Sobre a acusada oposição entre a cidade e a rurália, Meixide articula outra entre “a instituição organizada da violência”, o Estado, e o Governo: “O Governo é necessário. O Estado não. O Governo não é mais do que a instituição que preservará algum dia o bem-comum. O Estado não é mais do que a instituição que preservou todos os dias o seu próprio domínio”. Eis a base da independência sem Estado que defende Abdullah Öcallan: “Os estados só administram enquanto que as democracia governam. Os estados estão fundados no poder, as democracias estão baseadas no consenso político” (6). Piar desse Bom Governo galaico e lugar de reunião dos concelhos abertos (7), a árvore é na poética de Manuel Meixide metáfora de liberdade: “Sentado estou à sombra do Carvalho. Aqui não entra a espada de Roma”; “Longe da árvore está o cárcere”.

No ronsel de Xosé María Díaz Castro, respira na poesia de Manuel Meixide uma forte alma mística, com certeza mais próxima da religiosidade popular, chestertoniana, do que dos “soldados romanos do Vaticano”. Precisamente Roma aparece de contínuo como arquétipo imperial, em tanto que oposta ao primeiro cristianismo comunitarista, mas também como símbolo do colapso de uma máquina estatal de que emergirá o monacato revolucionário (8). Também recorre Meixide à passagem dos mercadores ao fio de outra das linhas temáticas do poemário: a crítica das elites galegas, “mercadores dum cadáver, o cadáver do galego, espantalho andante forçado a erguer-se e carregar medalhas”; defensoras acadêmicas do statu quo, jamais de macabros rituais de um 17 de Maio de “cadáveres honrados como estrelas mortas” e corpos mutilados dos abraços afrobrasileiros.

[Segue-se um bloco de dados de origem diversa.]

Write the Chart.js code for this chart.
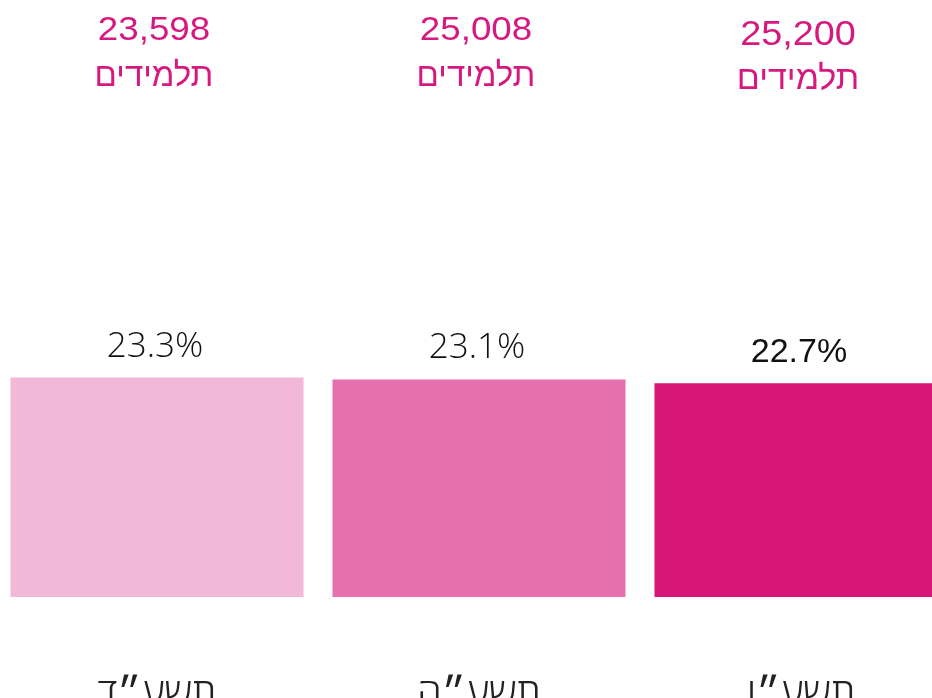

Villabona, 12 de janeiro de 2016

NOTAS:

  1. Spinoza, Ethica, IV, Prop. XIV.
  2. Casal Lodeiro, “Poetas galegos: Ás barricadas!!”, De(s)varia materia, blogue pessoal, 26/12/2008.
  3. Manuel Meixide Fernandes, O mundo nasce em Chantada, ed. do autor em Gerust Creaciones, 2015.
  4. Ardillo, El salario del gigante, Logroño, Pepitas de Calabaza, 2011.
  5. Veja-se Daniel H. Cabrera, “El atrás como fantasmagoría moderna”, Anthropos, 225, 2009. A palabra aymara que indica futuro, quipa, quer dizer detrás ou às costas.
  6. Em Karlos Zurutuza, “A quién le importa Kobani?”, Gara, 1/1/2015, p. 22.
  7. Assim o era para os repúblicos de Taboadelo (veja-se: Manuel Murguía, “Orígenes y desarrollo del regionalismo en Galicia. Conferencia dada en la Lliga de Catalunya”, La Patria Gallega, 2 (2ª época), 1892, pp. 1-4). Pode que essa cerdeira da que fala Neira Vilas no seu derradeiro livro, situada no átrio e na qual pegavam todos os avisos da paróquia, seja um recordo em ruinas da árvore do concelho (X. Neira Vlas, Romaría de historias, Vigo, Galaxia, 2015, pp. 15 e 143. Na p. 137 descreve o concelho: “Naquela aldea da montaña existía unha antiga institución, o “concello”: Integrábano os veciños adultos. Nas xuntanzas discutíanse as cuestión que a todos interesaban. Entre as cousas que trataban estaba o coidado dos cabalos, que levaban ó monte e a cada tanto un pastor coidaba deles. Tamén se trataban os arranxos dos camiños. Convocábase a xuntanza do concello a través dun repenique especial de campás. As reunión levábanse a cabo no verán nas escaleiras do atrio, e no inverno, dentro da igrexa”). Nos Países Catalães conservam alguma destas árvores, como o pi de Can Torres (Parets, Mollet i Gallecs).
  8. Sobre a incapacidade de imaginar o colapso de uma civilização, Jérôme Ferrari escreveu o excelente romance Le sermon sur la chûte de Rome (Actes Sud, 2012): “Talvez podamos mesmo reconhecer os signos quase impercetíveis que anunciam que um mundo acaba de desaparecer”, como “a vela quadrada dum navio sulcando as águas azuis do Mediterrâneo, no golfo de Hipona, levando de Roma a inconcebível nova de que ainda existem homens mas já não o seu mundo”.